Se eu deixasse essa visão de mundo me comandar totalmente, eu teria de viver como um esquimó ou um eremita. Por isso, aos poucos, consegui ter controle (pelo menos parcial) sobre a minha chatice e ter maior tolerância.
Quando as redes sociais começaram a aparecer, entrei em vários barracos digitais – mas estou falando do final dos anos 2000. Quando os grupos de WhatsApp surgiram, demorei um pouco para pegar o jeito da coisa. E hoje me orgulho das minhas tentativas diárias de buscar o equilíbrio, a ponderação e o autocontrole.
Mas não é fácil. O chato que habita a minha alma está sempre soprando algum comentário crítico, jocoso ou desrespeitoso em meu ouvido. E há um agravante: minha formação como jornalista me faz perceber primeiro aquilo que está errado em qualquer situação. A vida na redação nos faz desenvolver quase que um sexto sentido para perceber rapidamente os problemas que aparecem na narrativa alheia.
Meu desafio diário é dominar essa chatice e tentar ser alguém que tenta compreender as demais pessoas, mesmo que não concorde com elas. Não é um esforço reconhecido, eu sei, mas é absolutamente necessário. Sem ele, teria de optar pelo isolamento absoluto.

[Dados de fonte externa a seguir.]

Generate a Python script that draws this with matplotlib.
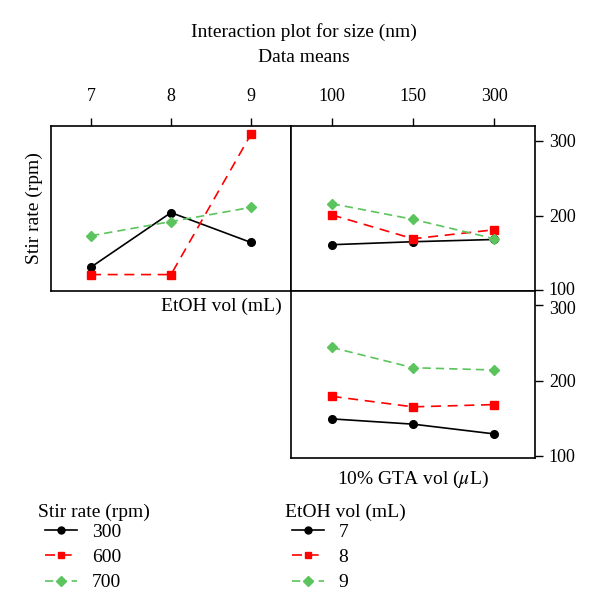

Onde está a força para que eu domine essa chatice latente? Na curiosidade intelectual. Na vontade de entender uma ideia que me parece amalucada de início. Ou de tentar compreender uma lógica totalmente diferente da minha – mesmo que o raciocínio em questão careça de congruência.
Cada um tem um método para lidar com esse tipo de problema. Mas, aparentemente, todos temos um chato dentro de nós. O problema é que alguns não conseguem dominá-lo e tornam a vida dos outros mais difícil e desafiadora.
P.S.: depois de escrever essas linhas, perguntei para minha filha de treze anos se ela me achava chato. “Claro que você é chato”, respondeu ela. “Mas você é o meu chato!”.